Step-by-Step Example Worksheet with Answer
Suppose you sell 3 units at $49.99 each, give a 10% discount, charge $8 shipping, and apply a 7.25% tax rate where shipping is taxable. Your worksheet solution should look like this:
- Subtotal = 3 × 49.99 = 149.97
- Discount = 149.97 × 0.10 = 15.00 (rounded from 14.997)
- Discounted Items = 149.97 – 15.00 = 134.97
- Taxable Base = 134.97 + 8.00 = 142.97
- Sales Tax = 142.97 × 0.0725 = 10.37 (rounded)
- Final Total = 134.97 + 8.00 + 10.37 = 153.34
This is exactly how a worksheet answer key should be presented. Anyone reviewing it can confirm sequence, rounding, and assumptions. If shipping were non-taxable, taxable base would be 134.97 and the tax would be lower. A worksheet should make that rule visible, not hidden.

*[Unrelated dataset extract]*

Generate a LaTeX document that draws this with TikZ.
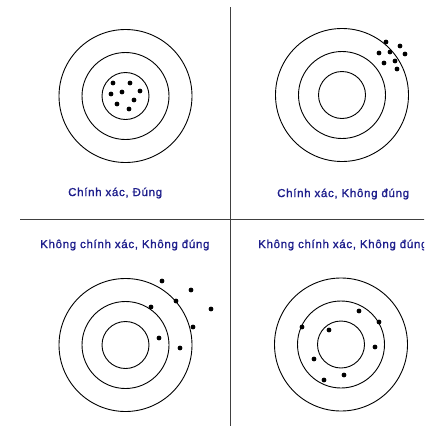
\documentclass[tikz,border=0pt]{standalone}
\usepackage{fontspec}
\newfontfamily\lblfont[LetterSpace=6,FakeBold=1.2]{Liberation Sans}
\definecolor{lblblue}{RGB}{30,30,140}
\definecolor{sepgray}{RGB}{64,64,64}
\tikzset{
  ring/.style={draw=black, line width=0.9pt, circle, inner sep=0pt, minimum size=#1},
  shot/.style={fill=black, circle, inner sep=0pt, minimum size=4.8pt},
  lbl/.style={text=lblblue, font=\lblfont\fontsize{11.5}{13}\selectfont, inner sep=0pt},
  sepline/.style={draw=sepgray, line width=1.4pt}
}
\newcommand{\target}[3]{%
  \node[ring=133pt] (#1o) at (#2,#3) {};
  \node[ring=87pt] (#1m) at (#2,#3) {};
  \node[ring=47pt] (#1i) at (#2,#3) {};
}
\begin{document}
\begin{tikzpicture}[x=1pt,y=-1pt]
\useasboundingbox (0,0) rectangle (424,426);
\clip (0,0) rectangle (424,426);
\fill[white] (0,0) rectangle (424,426);
% separators
\coordinate (vt) at (230.5,7);
\coordinate (vb) at (230.5,430);
\coordinate (hl) at (20,219.5);
\coordinate (hr) at (430,219.5);
\draw[sepline] (vt) -- (vb);
\draw[sepline] (hl) -- (hr);
% targets
\target{a}{125.5}{96}
\target{b}{342}{95}
\target{c}{125.5}{345}
\target{d}{341}{344.5}
% shots: top-left
\foreach \x/\y [count=\i] in {113/83,130/83,111/94,122/92,140/91,117/104,134/100,129/109}
  \node[shot] (sa\i) at (\x,\y) {};
% shots: top-right
\foreach \x/\y [count=\i] in {386/42,400/46,379/53,390/52,405/54,384/63,395/61,397/69}
  \node[shot] (sb\i) at (\x,\y) {};
% shots: bottom-left
\foreach \x/\y [count=\i] in {162/281,191/290,176/301,151/307,211/309,193/327,159/338,180/348}
  \node[shot] (sc\i) at (\x,\y) {};
% shots: bottom-right
\foreach \x/\y [count=\i] in {359/311,379/322,302/327,329/330,375/347,314/359,344/375,324/380}
  \node[shot] (sd\i) at (\x,\y) {};
% labels
\node[lbl, anchor=west] (la) at (68,193) {Chính xác, Đúng};
\node[lbl, anchor=west] (lb) at (277,194) {Chính xác, Không đúng};
\node[lbl, anchor=west] (lc) at (40,245) {Không chính xác, Không đúng};
\node[lbl, anchor=west] (ld) at (258,245) {Không chính xác, Không đúng};
\end{tikzpicture}
\end{document}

Rounding Rules and Why Small Differences Happen
Rounding is where many worksheet disagreements start. The most common method is to round to two decimals at the tax line. But some systems round at intermediate steps. Others round per line item before summing. If your worksheet rounds discount at one stage and tax at another, document this clearly. Consistent method matters more than style. In reconciliations, two valid methods can differ by a few cents, so teams need one policy and one implementation pattern.
For classrooms, instructors often require students to keep full precision until final answers. For business operations, the accounting policy and POS behavior should align. If your payment gateway captures one total but your ERP expects another, even small differences create avoidable support tickets and manual adjustments.
Frequent Mistakes to Avoid
- Applying tax before discount when discount should reduce the taxable base.
- Treating shipping as taxable everywhere without checking local rules.
- Using outdated tax rates from old reference sheets.
- Forgetting to specify if the listed price includes tax.
- Mixing percentage format errors, such as entering 0.0725 instead of 7.25 in a percent field.
- Rounding too early, causing cumulative differences on large orders.
How to Use Worksheets for Training and Quality Control
If you manage staff, create a worksheet library that includes easy, moderate, and advanced cases. Easy cases verify formula basics. Moderate cases add discounts and shipping rules. Advanced cases include reverse-tax calculations and multiple jurisdiction checks. Pair every worksheet with an answer key and a short explanation of why the sequence is correct. That approach helps new team members build confidence while reducing dependency on tribal knowledge.
For quality control, test sample transactions weekly or monthly. Pull invoice data, recompute using a trusted worksheet method, and compare. If results differ, investigate whether the issue comes from rates, rule settings, or rounding logic. This process is especially useful after software updates, price changes, or tax jurisdiction expansions.
Recommended Authoritative References
- U.S. Census Bureau Retail and Ecommerce Data
- IRS Publication 600 (Sales Tax Guidance)
- California Department of Tax and Fee Administration Sales and Use Tax Rates
Final Takeaway
Calculating sales tax worksheets with answers is not only a school exercise. It is a real operational skill that supports pricing accuracy, compliant invoicing, and customer trust. The strongest worksheet approach is transparent: it shows each number, labels each rule, and explains every calculation step. When you use a calculator that outputs a full answer breakdown, you can validate transactions in seconds and quickly train others to do the same. Keep your rate sources current, apply a consistent rounding standard, and always document assumptions. With that process in place, your sales tax worksheets become reliable tools for both learning and professional finance workflows.